Wednesday, May 28, 2014

The Kite Runner by Khaled Hosseini

The Kite Runner by Khaled Hosseini has been a life-changing book for me. It is about redemption and how it's never too late to fix a mistake. In the story the main character, Amir, lives with his father in Afghanistan. His father, Baba, is well known and wealthy. Amir's servant and closest friend, Hassan, is a Hazara. Amir and Hassan spend their days happily flying kites and reading stories by a tree in the local cemetery.

During this time period Afghan people did not accept and looked down upon Hazaras because of their difference in ethnic backgrounds. Due to this reason, Amir never said in public that Hassan was his best friend. But Hassan was still a loyal friend. This loyalty made him undergo a violent encounter. Amir knew of this but did nothing to stop it. Amir carried the guilt with him throughout his life.
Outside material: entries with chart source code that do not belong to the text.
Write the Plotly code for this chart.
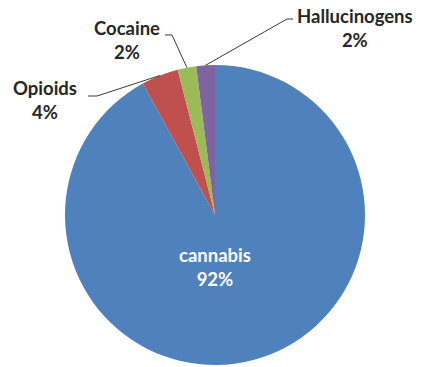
import math
import plotly.graph_objects as go

labels = ["cannabis", "Opioids", "Cocaine", "Hallucinogens"]
values = [92, 4, 2, 2]
colors = ["#4F81BD", "#C0504D", "#9BBB59", "#8064A2"]

W, H = 426, 367
CX, CY, R = 215, 215, 150  # pie centre / radius in pixels (layout)

# label anchor (text centre) and elbow points, pixels (layout)
label_pos = {
    "Opioids": dict(text=(45, 100), elbow=(97, 96), end=(88, 96)),
    "Cocaine": dict(text=(127, 40), elbow=(172, 35), end=(165, 35)),
    "Hallucinogens": dict(text=(355, 28), elbow=(287, 19), end=(293, 19)),
}

def px(x):
    return x / W

def py(y):
    return 1 - y / H

fig = go.Figure(go.Pie(
    labels=labels, values=values, sort=False, direction="clockwise",
    rotation=0, marker=dict(colors=colors, line=dict(width=0)),
    textinfo="none", hoverinfo="label+percent", showlegend=False,
    domain=dict(x=[px(CX - R), px(CX + R)], y=[py(CY + R), py(CY - R)]),
))

total = sum(values)
cum = 0
annotations = []
shapes = []
font = dict(family="Lato, Open Sans, sans-serif", size=18.5, color="#262626")
for lab, v in zip(labels, values):
    pct = round(100 * v / total)
    mid = (cum + v / 2) / total * 2 * math.pi
    cum += v
    if lab == "cannabis":
        annotations.append(dict(
            x=px(CX), y=py(267), xref="paper", yref="paper",
            text=f"<b>{lab}<br>{pct}%</b>", showarrow=False,
            font=dict(family=font["family"], size=18.5, color="white"),
            xanchor="center", yanchor="middle"))
        continue
    ex = CX + R * math.sin(mid)
    ey = CY - R * math.cos(mid)
    lp = label_pos[lab]
    path = (f"M {px(ex)},{py(ey)} L {px(lp['elbow'][0])},{py(lp['elbow'][1])} "
            f"L {px(lp['end'][0])},{py(lp['end'][1])}")
    shapes.append(dict(type="path", path=path, xref="paper", yref="paper",
                       line=dict(color="#3a3a3a", width=1)))
    annotations.append(dict(
        x=px(lp["text"][0]), y=py(lp["text"][1]), xref="paper", yref="paper",
        text=f"<b>{lab}<br>{pct}%</b>", showarrow=False, font=font,
        xanchor="center", yanchor="middle"))

fig.update_layout(
    width=W, height=H, margin=dict(l=0, r=0, t=0, b=0),
    paper_bgcolor="white", plot_bgcolor="white",
    annotations=annotations, shapes=shapes,
)

fig.write_html("out.html")
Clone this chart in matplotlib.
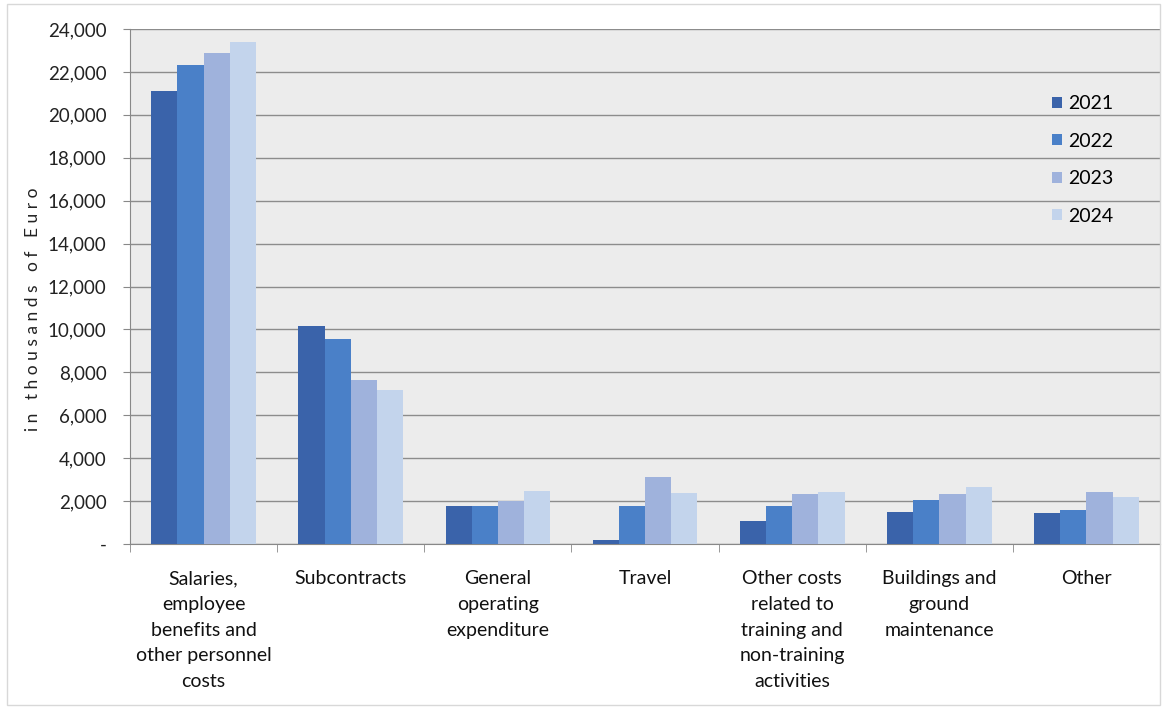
import numpy as np
import matplotlib
matplotlib.use("Agg")
import matplotlib.pyplot as plt
from matplotlib.patches import Rectangle

categories = [
    "Salaries,\nemployee\nbenefits and\nother personnel\ncosts",
    "Subcontracts",
    "General\noperating\nexpenditure",
    "Travel",
    "Other costs\nrelated to\ntraining and\nnon-training\nactivities",
    "Buildings and\nground\nmaintenance",
    "Other",
]
years = ["2021", "2022", "2023", "2024"]
v2021 = [21100, 10150, 1780, 200, 1050, 1500, 1430]
v2022 = [22300, 9550, 1780, 1750, 1750, 2050, 1580]
v2023 = [22900, 7650, 2000, 3100, 2330, 2330, 2420]
v2024 = [23400, 7200, 2480, 2400, 2420, 2640, 2170]
yticks = [0, 2000, 4000, 6000, 8000, 10000, 12000, 14000, 16000, 18000, 20000, 22000, 24000]

colors = ["#3a63aa", "#4a80c8", "#9fb2dc", "#c3d4ec"]

plt.rcParams["font.family"] = ["Lato", "DejaVu Sans"]

fig = plt.figure(figsize=(11.62, 7.09), dpi=100)
fig.patch.set_facecolor("white")
fig.patches.append(Rectangle((0.006, 0.006), 0.992, 0.988, transform=fig.transFigure,
                             fill=False, edgecolor="#d8d8d8", linewidth=1.0))

ax = fig.add_axes([0.1119, 0.2327, 0.8864, 0.7264])
ax.set_facecolor("#ececec")

x = np.arange(len(categories))
w = 0.178
for i, (yr, vals) in enumerate(zip(years, [v2021, v2022, v2023, v2024])):
    ax.bar(x + (i - 1.5) * w, vals, width=w, color=colors[i], label=yr, zorder=3,
           edgecolor="none")

ax.set_xlim(-0.5, len(categories) - 0.5)
ax.set_ylim(0, 24000)
ax.set_yticks(yticks)
ax.set_yticklabels(["-"] + [f"{t:,}" for t in yticks[1:]], fontsize=13.5, color="#222222")
ax.yaxis.grid(True, color="#8c8c8c", linewidth=1.0, zorder=0)
ax.set_axisbelow(True)

ax.set_xticks(x)
ax.set_xticklabels(categories, fontsize=14, color="#111111", linespacing=1.62, va="top")
ax.set_xticks(np.arange(len(categories) + 1) - 0.5, minor=True)
ax.tick_params(axis="x", which="major", length=0, pad=19)
ax.tick_params(axis="x", which="minor", length=6, color="#888888", direction="out")
ax.tick_params(axis="y", length=5, color="#888888", direction="out", pad=12)

for side in ["top", "right"]:
    ax.spines[side].set_visible(False)
ax.spines["left"].set_color("#888888")
ax.spines["bottom"].set_color("#888888")

ax.set_ylabel("i n   t h o u s a n d s   o f   E u r o", fontsize=12.5, color="#222222")
ax.yaxis.set_label_coords(-0.086, 0.455)

leg = ax.legend(loc="upper left", bbox_to_anchor=(0.878, 0.905), frameon=False,
                fontsize=14, handlelength=0.5, handleheight=0.5, handletextpad=0.35,
                labelspacing=1.05)

fig.savefig("out.png", dpi=100)
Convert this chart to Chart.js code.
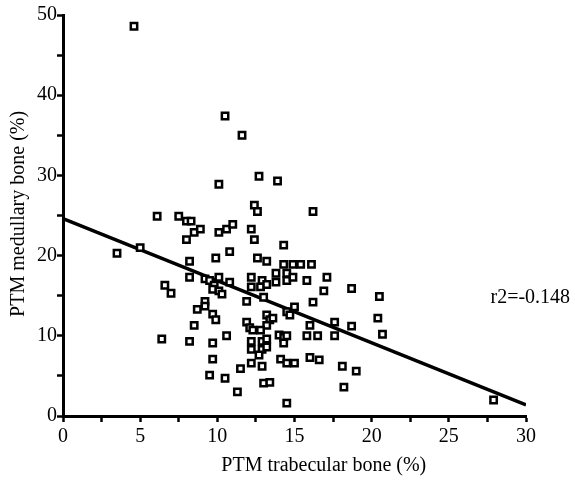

                 I recommend this book to anyone who is looking to read a book that you won't want to put down. I like how the author describes how the characters are feeling and describes the setting. It makes you feel like you truly are there. By reading this book you will find out how Amir tries to fix his past mistakes to continue with his life.

Rating: 4

Thursday, May 1, 2014

The 5th Wave by Rick Yancey

Cassie isn't your typical "run for your life" teen, but evaluates her next moves mindfully, anticipating danger around her as she fights for her survival. This book takes place in a post-apocalyptic Earth. Extra-terrestrial beings invade Earth to exterminate the human race through a variety of attacks we humans call Waves--the worst thing next to death is surviving these waves when all hope is lost.
In this book, Yancey exceptionally expresses hopelessness, desperation and loneliness. He is a brilliant story-teller with the ability to make readers experience the story first-hand because he uses the first-person point of view. I love how the book is set in a wartime-like setting--broken buildings, fallen ceilings, cracked floors, and rotting corpses that lay unburied. The author makes death seem ubiquitous to the Cassie's environment. The mystery of finding out what the fifth wave is, is what kept the fire of my attention burning bright.